= WHAT TO WORK ON =
Check every line of the entries below for the word "with", and copy the ones that have it.
---------- SUPPLIED RECORDS ----------
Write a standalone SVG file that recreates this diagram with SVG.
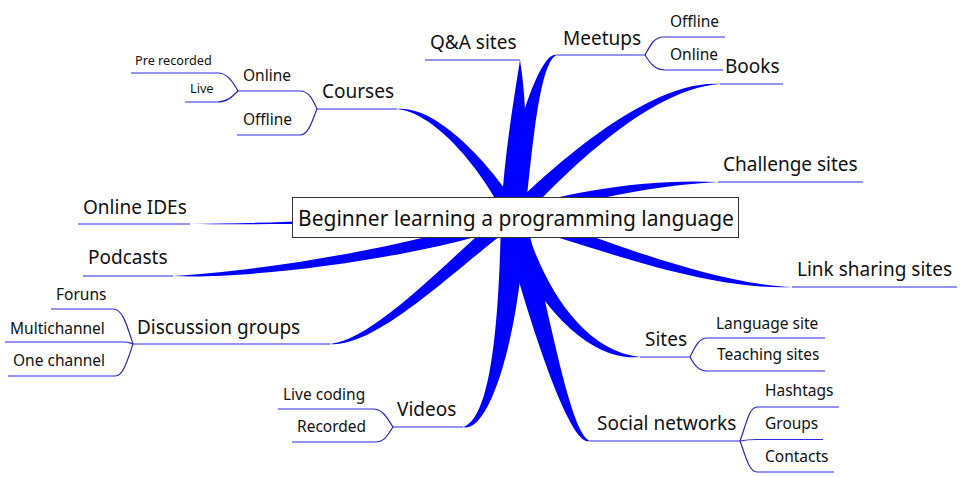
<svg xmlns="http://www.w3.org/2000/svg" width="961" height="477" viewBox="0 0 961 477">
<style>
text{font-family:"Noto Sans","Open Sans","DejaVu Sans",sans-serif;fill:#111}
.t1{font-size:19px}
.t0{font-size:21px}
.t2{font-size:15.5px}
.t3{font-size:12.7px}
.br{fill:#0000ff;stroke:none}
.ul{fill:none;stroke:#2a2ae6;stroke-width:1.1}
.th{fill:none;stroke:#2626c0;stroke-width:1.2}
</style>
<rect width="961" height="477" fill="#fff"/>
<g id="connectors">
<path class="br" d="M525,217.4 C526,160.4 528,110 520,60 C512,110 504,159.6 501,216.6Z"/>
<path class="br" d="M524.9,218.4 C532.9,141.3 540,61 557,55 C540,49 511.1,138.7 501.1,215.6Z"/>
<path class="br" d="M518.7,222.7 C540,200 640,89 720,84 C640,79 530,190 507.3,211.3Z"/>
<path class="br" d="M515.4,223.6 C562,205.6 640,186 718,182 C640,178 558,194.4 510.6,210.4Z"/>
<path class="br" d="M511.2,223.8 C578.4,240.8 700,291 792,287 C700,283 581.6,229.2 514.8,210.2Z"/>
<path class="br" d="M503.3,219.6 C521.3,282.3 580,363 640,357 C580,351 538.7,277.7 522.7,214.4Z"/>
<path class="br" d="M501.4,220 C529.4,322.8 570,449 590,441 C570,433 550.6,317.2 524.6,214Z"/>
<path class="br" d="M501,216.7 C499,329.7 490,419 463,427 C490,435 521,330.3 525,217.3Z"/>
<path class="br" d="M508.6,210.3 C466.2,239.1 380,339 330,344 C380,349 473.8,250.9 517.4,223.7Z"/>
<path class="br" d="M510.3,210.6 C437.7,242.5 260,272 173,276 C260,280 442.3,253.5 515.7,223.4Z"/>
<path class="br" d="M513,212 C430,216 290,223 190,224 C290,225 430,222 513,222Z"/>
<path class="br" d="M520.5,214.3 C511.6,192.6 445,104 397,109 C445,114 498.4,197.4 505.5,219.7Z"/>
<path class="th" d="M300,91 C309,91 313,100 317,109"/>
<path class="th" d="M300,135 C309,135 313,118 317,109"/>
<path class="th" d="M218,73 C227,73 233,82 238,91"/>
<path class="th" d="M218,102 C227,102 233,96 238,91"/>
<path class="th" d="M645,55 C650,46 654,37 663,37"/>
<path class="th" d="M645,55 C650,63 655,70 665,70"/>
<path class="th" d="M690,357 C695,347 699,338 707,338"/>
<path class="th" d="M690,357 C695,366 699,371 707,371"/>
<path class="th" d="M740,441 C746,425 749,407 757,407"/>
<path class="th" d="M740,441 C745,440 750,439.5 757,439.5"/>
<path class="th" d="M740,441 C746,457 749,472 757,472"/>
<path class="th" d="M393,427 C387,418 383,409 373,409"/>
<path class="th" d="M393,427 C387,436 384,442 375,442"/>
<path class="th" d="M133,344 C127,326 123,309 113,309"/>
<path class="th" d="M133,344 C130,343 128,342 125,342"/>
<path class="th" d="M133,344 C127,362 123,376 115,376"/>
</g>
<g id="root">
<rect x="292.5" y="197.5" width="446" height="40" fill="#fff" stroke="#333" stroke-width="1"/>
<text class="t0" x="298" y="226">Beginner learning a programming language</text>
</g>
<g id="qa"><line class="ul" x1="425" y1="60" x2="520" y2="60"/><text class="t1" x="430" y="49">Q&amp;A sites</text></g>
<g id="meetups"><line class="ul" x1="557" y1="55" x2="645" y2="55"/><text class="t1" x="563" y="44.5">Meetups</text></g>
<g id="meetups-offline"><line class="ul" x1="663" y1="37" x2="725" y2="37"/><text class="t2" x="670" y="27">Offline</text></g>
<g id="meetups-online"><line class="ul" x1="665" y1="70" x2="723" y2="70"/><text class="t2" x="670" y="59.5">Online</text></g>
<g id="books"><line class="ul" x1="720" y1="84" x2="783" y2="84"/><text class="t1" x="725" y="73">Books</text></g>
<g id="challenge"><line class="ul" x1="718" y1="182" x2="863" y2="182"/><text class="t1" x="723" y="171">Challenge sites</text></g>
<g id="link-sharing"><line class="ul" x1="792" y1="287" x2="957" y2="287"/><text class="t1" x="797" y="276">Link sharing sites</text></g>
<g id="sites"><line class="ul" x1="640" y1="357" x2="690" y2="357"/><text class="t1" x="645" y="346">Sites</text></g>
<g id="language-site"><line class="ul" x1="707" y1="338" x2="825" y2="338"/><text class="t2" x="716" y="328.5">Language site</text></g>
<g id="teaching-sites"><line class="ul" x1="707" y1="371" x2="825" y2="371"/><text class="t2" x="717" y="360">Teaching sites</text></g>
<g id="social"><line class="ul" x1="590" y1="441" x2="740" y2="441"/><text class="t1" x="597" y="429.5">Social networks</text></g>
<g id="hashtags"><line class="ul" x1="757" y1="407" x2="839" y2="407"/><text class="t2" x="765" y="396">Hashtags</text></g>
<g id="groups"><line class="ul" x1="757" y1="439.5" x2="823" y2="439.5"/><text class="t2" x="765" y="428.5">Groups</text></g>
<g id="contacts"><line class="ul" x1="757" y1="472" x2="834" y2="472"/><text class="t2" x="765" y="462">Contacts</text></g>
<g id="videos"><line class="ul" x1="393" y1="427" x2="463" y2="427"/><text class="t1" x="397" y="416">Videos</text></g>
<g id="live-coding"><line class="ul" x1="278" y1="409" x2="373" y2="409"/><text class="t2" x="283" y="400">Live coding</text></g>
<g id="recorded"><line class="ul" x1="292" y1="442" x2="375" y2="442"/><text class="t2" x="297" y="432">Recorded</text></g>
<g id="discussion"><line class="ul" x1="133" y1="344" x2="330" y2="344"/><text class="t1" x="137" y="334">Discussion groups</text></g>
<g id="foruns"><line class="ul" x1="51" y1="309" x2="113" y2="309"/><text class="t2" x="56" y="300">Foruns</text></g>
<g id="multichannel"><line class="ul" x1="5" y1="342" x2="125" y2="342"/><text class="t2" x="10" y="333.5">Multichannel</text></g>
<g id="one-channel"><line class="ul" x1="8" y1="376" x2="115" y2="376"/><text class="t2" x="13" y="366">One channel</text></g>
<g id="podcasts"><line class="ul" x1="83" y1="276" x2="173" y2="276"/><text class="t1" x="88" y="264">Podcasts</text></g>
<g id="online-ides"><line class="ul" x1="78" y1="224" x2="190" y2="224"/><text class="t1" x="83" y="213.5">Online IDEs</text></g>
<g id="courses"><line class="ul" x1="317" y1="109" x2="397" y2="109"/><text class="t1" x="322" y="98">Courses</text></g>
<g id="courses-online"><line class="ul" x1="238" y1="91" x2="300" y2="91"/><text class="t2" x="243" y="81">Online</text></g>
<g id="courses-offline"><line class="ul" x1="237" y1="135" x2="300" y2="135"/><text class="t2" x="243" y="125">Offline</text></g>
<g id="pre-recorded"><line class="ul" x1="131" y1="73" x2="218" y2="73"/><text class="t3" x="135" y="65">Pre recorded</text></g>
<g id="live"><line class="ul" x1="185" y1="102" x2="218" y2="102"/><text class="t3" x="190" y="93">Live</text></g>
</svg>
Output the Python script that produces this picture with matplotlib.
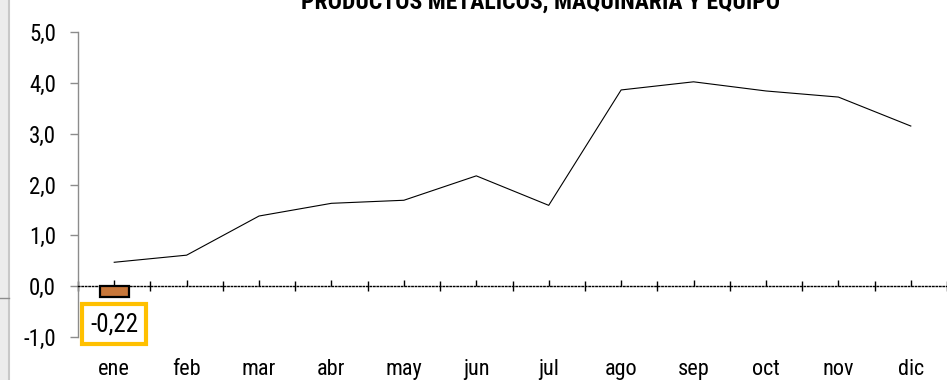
----------
= TASK OUTPUT =
Write a standalone SVG file that recreates this diagram with SVG.
Output the Python script that produces this picture with matplotlib.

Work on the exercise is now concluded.